La violencia machista es un cuentagotas incesante. Hasta hoy, treinta y dos mujeres han sido asesinadas este año en el Estado español, doce de ellas en nuestro país, en Catalunya. Cinco de ellas solo durante el verano. Uno de estos casos es el del excomisario que hace un par de semanas mató a su mujer y a su exmujer. Aliñado con la brutalidad del caso de la Gisèle Pélicot, la mujer francesa a quien su marido drogaba para que otros hombres la violaran, y el caso de Rebecca Cheptegei, la atleta ugandesa quemada viva por su novio, estos últimos días, para según qué sectores, habrá sido difícil mofarse de las reivindicaciones feministas. Hay días en los que parece que ser mujer sea una carrera de obstáculos y que lo único que puedas hacer es tener fe en que, por buena ventura, no te tocará a ti. No me tocará a mí. Con la violencia de género pasa algo curioso: borra las caricaturizaciones, trasciende los debates ideológicos y pone los hechos sobre la mesa. Cuando la brutalidad está en el escenario, el debate queda en silencio. Hay hombres que violan, maltratan físicamente e incluso matan a las mujeres. Y no son todos los hombres, pero casi siempre son hombres.
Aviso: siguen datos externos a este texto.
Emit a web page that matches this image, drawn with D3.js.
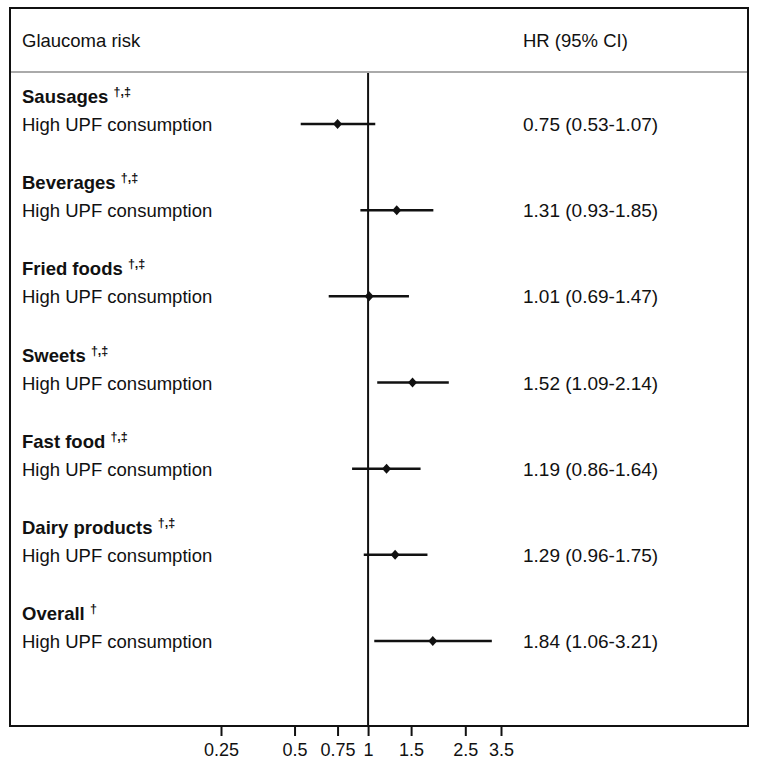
<!DOCTYPE html>
<html lang="en">
<head>
    <meta charset="UTF-8">
    <title>Glaucoma risk forest plot</title>
    <script src="https://d3js.org/d3.v7.min.js"></script>
    <style>
        body { margin: 0; background: #fff; }
        text { font-family: "Liberation Sans", Arial, Helvetica, sans-serif; fill: #111; }
        .hdr { font-weight: bold; }
    </style>
</head>
<body>
    <div id="chart"></div>

    <script>
        // data
        const groups = ['Sausages', 'Beverages', 'Fried foods', 'Sweets', 'Fast food', 'Dairy products', 'Overall'];
        const marks = ['†,‡', '†,‡', '†,‡', '†,‡', '†,‡', '†,‡', '†'];
        const hr = [0.75, 1.31, 1.01, 1.52, 1.19, 1.29, 1.84];
        const lower = [0.53, 0.93, 0.69, 1.09, 0.86, 0.96, 1.06];
        const upper = [1.07, 1.85, 1.47, 2.14, 1.64, 1.75, 3.21];
        const ticks = [0.25, 0.5, 0.75, 1, 1.5, 2.5, 3.5];

        const width = 758, height = 767;
        const box = { left: 10, right: 748, top: 8, bottom: 726, head: 72 };

        const svg = d3.select('#chart').append('svg')
            .attr('width', width)
            .attr('height', height);

        const x = d3.scaleLog().domain([0.25, 3.5]).range([221, 501]);
        const y = d3.scaleLinear().domain([0, groups.length - 1]).range([124, 641]);

        const fmt = d3.format('.2f');

        // frame
        svg.append('rect')
            .attr('x', box.left).attr('y', box.top)
            .attr('width', box.right - box.left).attr('height', box.bottom - box.top)
            .attr('fill', 'none').attr('stroke', '#111').attr('stroke-width', 2);

        svg.append('line')
            .attr('x1', box.left + 1).attr('x2', box.right - 1)
            .attr('y1', box.head).attr('y2', box.head)
            .attr('stroke', '#aaa').attr('stroke-width', 2);

        svg.append('text').attr('x', 22).attr('y', 47)
            .style('font-size', '18.5px').text('Glaucoma risk');
        svg.append('text').attr('x', 523).attr('y', 47)
            .style('font-size', '18.5px').text('HR (95% CI)');

        // reference line at 1
        svg.append('line')
            .attr('x1', x(1)).attr('x2', x(1))
            .attr('y1', box.head + 1).attr('y2', box.bottom)
            .attr('stroke', '#111').attr('stroke-width', 2);

        // x axis
        const axis = svg.append('g')
            .attr('transform', `translate(0,${box.bottom})`)
            .call(d3.axisBottom(x).tickValues(ticks).tickFormat(d => String(d)).tickSize(10).tickPadding(7));
        axis.select('.domain').remove();
        axis.selectAll('.tick line').attr('stroke', '#111').attr('stroke-width', 2);
        axis.selectAll('.tick text').style('font-size', '18px')
            .style('font-family', '"Liberation Sans", Arial, sans-serif').attr('fill', '#111');

        const rows = svg.append('g').selectAll('g')
            .data(groups)
            .join('g');

        const head = rows.append('text')
            .attr('class', 'hdr')
            .attr('x', 22)
            .attr('y', (d, i) => y(i) - 21)
            .style('font-size', '18.5px');
        head.append('tspan').text(d => d + ' ');
        head.append('tspan')
            .attr('dy', -7)
            .style('font-size', '12.5px')
            .text((d, i) => marks[i]);

        rows.append('text')
            .attr('x', 22)
            .attr('y', (d, i) => y(i) + 7)
            .style('font-size', '18.5px')
            .text('High UPF consumption');

        rows.append('line')
            .attr('x1', (d, i) => x(lower[i]))
            .attr('x2', (d, i) => x(upper[i]))
            .attr('y1', (d, i) => y(i))
            .attr('y2', (d, i) => y(i))
            .attr('stroke', '#111')
            .attr('stroke-width', 2.5);

        rows.append('path')
            .attr('d', 'M0,-5L4.5,0L0,5L-4.5,0Z')
            .attr('transform', (d, i) => `translate(${x(hr[i])},${y(i)})`)
            .attr('fill', '#111');

        rows.append('text')
            .attr('x', 523)
            .attr('y', (d, i) => y(i) + 7)
            .style('font-size', '19px')
            .text((d, i) => `${fmt(hr[i])} (${fmt(lower[i])}-${fmt(upper[i])})`);
    </script>
</body>
</html>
En el caso de los maltratos y los asesinatos, el feminismo reviste la lucha con una consigna que se ha convertido en mantra: "que el miedo cambie de bando". Es un deseo que, en días como hoy, queda lamentablemente lejos de la realidad. Parece que existe un consenso social lo suficientemente amplio de condena cada vez que en el marcador de muertas se añade una más y que, a la vez, precisamente porque el marcador no para de ascender, no hay mucho que hacer. Los casos de violencia sexual y los asesinatos se borran de la opinión pública con una diligencia que para otras cosas consideraríamos ejemplar. Como mujer, no obstante, la gota malaya va agujereando la cabeza. El modo con que todo se admite como una a eventualidad más de la convivencia entre unos y otros, conscientemente o inconsciente, lleva a pensar que, por el hecho de ser mujer, asumir un cierto grado de violencia en algún momento formará parte de la normalidad. Queremos que el miedo cambie de bando, pero al tomar conciencia de la magnitud del asunto, cada vez cuesta más pensar que en algún momento eso pueda ser así.
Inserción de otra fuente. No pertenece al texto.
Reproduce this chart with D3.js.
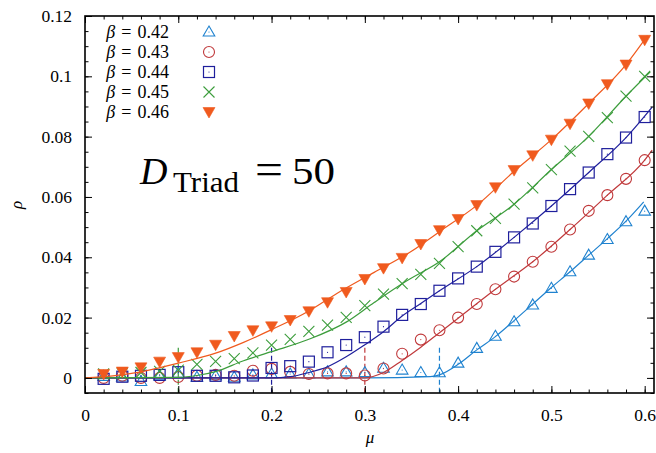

No debería ser habitual conocer a un hombre y analizar cuántos números tiene de ser un maltratador, un asesino o un violador
Una tras otra, conforman una cadena de víctimas y cadáveres que hemos aceptado como un elemento ambiental más. Con la excusa de que los hombres implicados son monstruos o enfermos, parece que el resto de hombres, los que pueden permitirse la equidistancia, esquivan la brutalidad de los hechos. "Si hay hombres que matan a mujeres, pero yo no soy ni un hombre que mata ni una mujer, no va conmigo". Ni monstruos, ni enfermos: son hombres libres, con voluntad para decidir, que escogen hacer lo que hacen. En el caso de los violadores de Gisèle Pèlicot, hombres de todo tipo y condición además. "Podría ser tu hermana, tu madre, tu mujer", como si las mujeres no fuéramos seres únicos con una dignidad radical más allá de la relación que tenemos con los hombres. Sobre todo ante una muerta, ninguno de estos argumentos blandos hechos para sacudirse de encima la sombra de la responsabilidad tienen mucho sentido. Pero justifican que una parte del mundo siga mirando a las muertas, a las violetas y a las maltratadas con el rabillo del ojo. Cada excusa es una vuelta más en la rueda perpetua del conflicto.
Tener miedo no tiene que significar estar ni atemorizada, ni paralizada. En el miedo está la conciencia del conflicto: nadie acepta nunca del todo vivir sintiéndose una potencial víctima de nada. Aceptar que con la condición de mujer va asociada la violencia, nos rebela, porque ataca nuestra propia dignidad humana. El miedo es el recordatorio de lo que no es aceptable y que no consideramos naturalizable. Que no debería ser habitual conocer a un hombre y analizar cuántos números tiene de ser un maltratador, un asesino o un violador. Y que, no obstante, aunque no debería ser así, nos puede tocar a todas. Cuando es así, no obstante, las volteretas argumentales no valen, los chistes y las burlas misóginas no encuentran su sentido y las excusas quedan en ridículo. No se puede quitar hierro a un cadáver: la muerte es un valor absoluto. No se puede culpabilizar a una víctima de más de dos centenares de violaciones: el volumen capa los tejemanejes ideológicos de pacotilla. De hecho, no se puede culpabilizar a la víctima de una sola violación, por mucho que los cuñados habituales se abalancen sobre ella para protegerse. Si hay punta del iceberg, hay un iceberg. El miedo no cambia de bando porque da la sensación de que, en el otro bando, no cambia nada.